“Great relationships feel good for the soul and should add to your life, not stress it out.” ~Lisa Merlo-Booth
Regardless of how many gifts, cards, or flowers you get on Valentine’s Day, the actual test of love is how it makes you feel. Too many damaging messages cause a lot of confusion for people regarding love:
- “Love hurts.”
- “Love is a battlefield.”
- “Love is never having to say you’re sorry.”
These are all toxic messages that can leave many people normalizing bad relationships. Don’t fall into this trap.
Great relationships consist of a steady stream of kind acts, loving moments, mutual support, genuine warm regard, and mutual respect. They’re not perfect. There is a forever dance within them of mistakes, repair, forgiveness, and growth. And at the end of the day, it feels good to come home when true love is at the helm.

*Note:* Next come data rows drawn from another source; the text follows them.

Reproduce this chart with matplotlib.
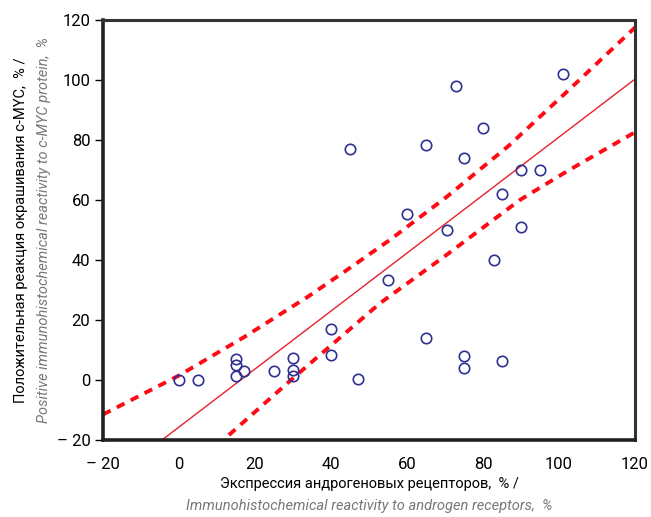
import matplotlib.pyplot as plt

# data
ar_expr = [0, 5, 15, 15, 15, 17, 25, 30, 30, 30, 40, 40, 47, 45, 55, 60, 65, 65,
           70.5, 73, 75, 75, 75, 80, 83, 85, 85, 90, 90, 95, 101]
cmyc = [0, 0, 7, 5, 1.5, 3, 3, 7.5, 3.5, 1.5, 17, 8.5, 0.5, 77, 33.5, 55.5, 78.5, 14,
        50, 98, 74, 8, 4, 84, 40, 62, 6.5, 70, 51, 70, 102]

fit_x = [-20, 120]
fit_y = [-35, 100.3]

upper_x = [-20, 0, 17, 33.6, 44, 55.5, 70.4, 86.7, 102, 120]
upper_y = [-11.5, 1.5, 14.2, 27.5, 36.5, 46.7, 61, 78, 96, 117.5]
lower_x = [5, 13, 30, 52.9, 70.4, 89.7, 102, 120]
lower_y = [-30, -18.5, 0.6, 25.6, 41.7, 60, 69.5, 82.6]

xticks = [-20, 0, 20, 40, 60, 80, 100, 120]
yticks = [-20, 0, 20, 40, 60, 80, 100, 120]

plt.rcParams["font.family"] = ["Roboto", "DejaVu Sans"]

fig = plt.figure(figsize=(6.51, 5.17), dpi=100)
ax = fig.add_axes([103 / 651, 1 - 440 / 517, 532 / 651, 420 / 517])

ax.plot(upper_x, upper_y, color="#ff0a14", lw=2.8, linestyle=(0, (2.2, 1.8)))
ax.plot(lower_x, lower_y, color="#ff0a14", lw=2.8, linestyle=(0, (2.2, 1.8)))
ax.plot(fit_x, fit_y, color="#e8202a", lw=1.0)
ax.plot(ar_expr, cmyc, linestyle="none", marker="o", markersize=7.5,
        markerfacecolor="none", markeredgecolor="#2e3192", markeredgewidth=1.2)

ax.set_xlim(-20, 120)
ax.set_ylim(-20, 120)
ax.set_xticks(xticks)
ax.set_yticks(yticks)
ax.set_xticklabels([str(t).replace("-", "\u2013 ") for t in xticks], fontsize=12)
ax.set_yticklabels([str(t).replace("-", "\u2013 ") for t in yticks], fontsize=12)
ax.tick_params(axis="x", length=0, pad=12)
ax.tick_params(axis="y", length=6, width=1, pad=3, direction="out")

for side in ["left", "bottom"]:
    ax.spines[side].set_linewidth(2.6)
    ax.spines[side].set_color("#222222")
for side in ["top", "right"]:
    ax.spines[side].set_linewidth(2.2)
    ax.spines[side].set_color("#333333")

fig.text(369 / 651, 1 - 484 / 517, "Экспрессия андрогеновых рецепторов,  % /",
         ha="center", va="center", fontsize=10.5, color="black")
fig.text(369 / 651, 1 - 506 / 517, "Immunohistochemical reactivity to androgen receptors,  %",
         ha="center", va="center", fontsize=10.5, color="#777777", style="italic")
fig.text(21 / 651, 1 - 230 / 517, "Положительная реакция окрашивания c-MYC,  % /",
         ha="center", va="center", rotation=90, fontsize=10.5, color="black")
fig.text(44 / 651, 1 - 230 / 517, "Positive immunohistochemical reactivity to c-MYC protein,  %",
         ha="center", va="center", rotation=90, fontsize=10.5, color="#777777", style="italic")

fig.savefig("out.png", dpi=100)
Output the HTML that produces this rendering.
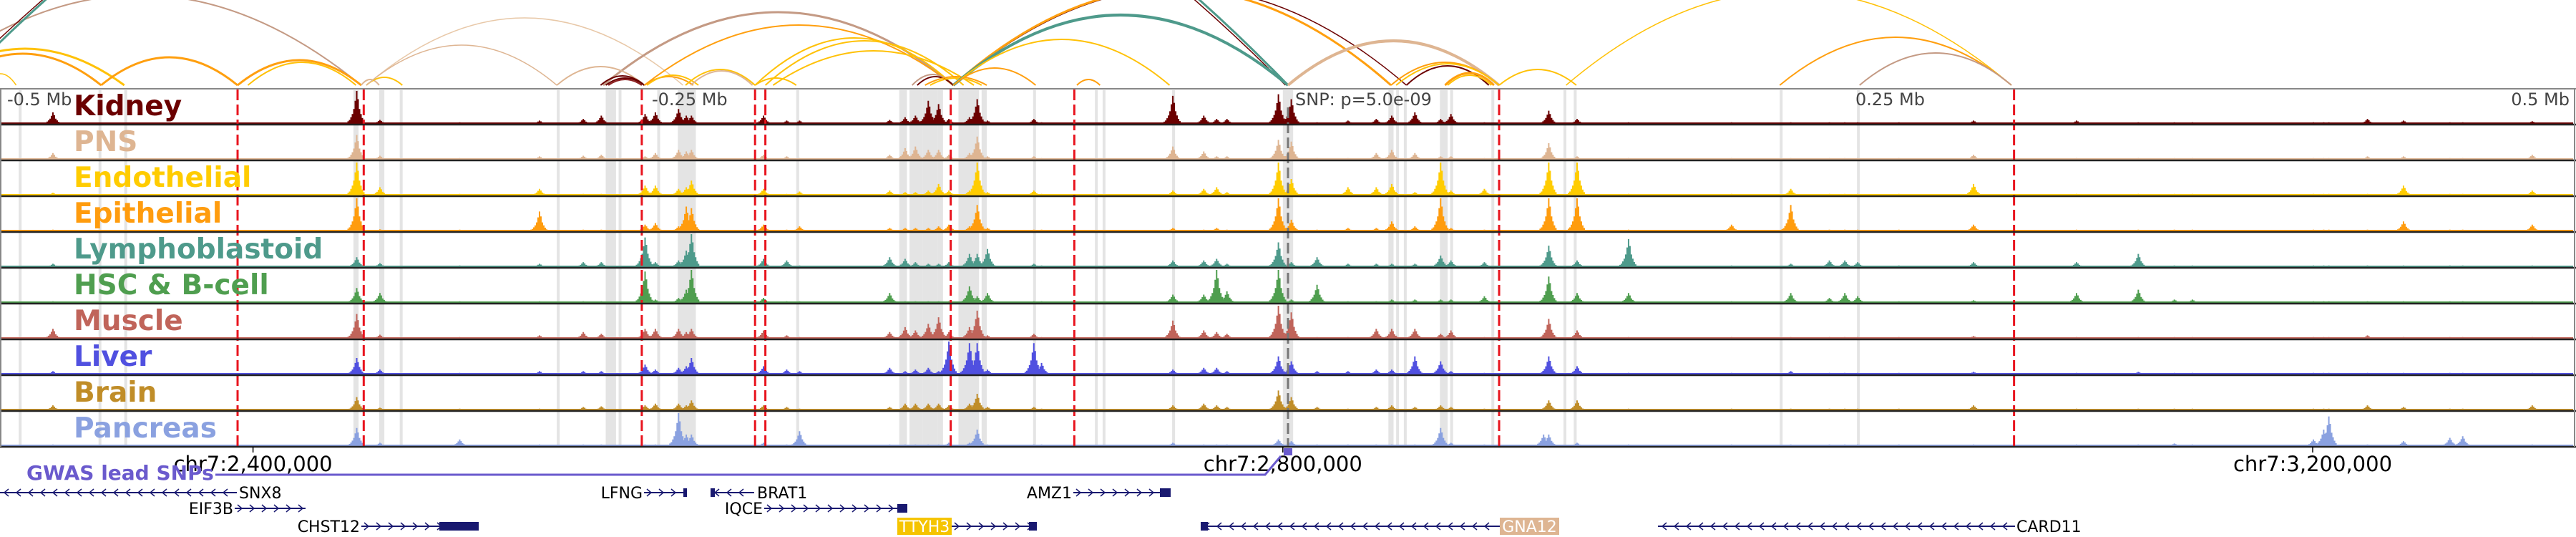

The bottom line is your emotional and physical safety should be an absolute given when it comes to close relationships and love. Total safety is a given in the best of times as much as it is in the most challenging times. Love should never be a “battlefield.” True love is the place you come home to for nurturance from the storm of life; it is not the storm. Don’t ever lose focus on what healthy love should truly feel like. Don’t be duped by cards and gifts if you’re left feeling sad, anxious, fearful, unsafe or like you’re not enough in your own home.
Challenge: Pay attention to how you feel, more times than not, in your closest relationships. If you don’t feel good in them, it’s time to re-examine your relationship. Get help, or walk away from the unhealthy ones so you can find the ones that feed your soul.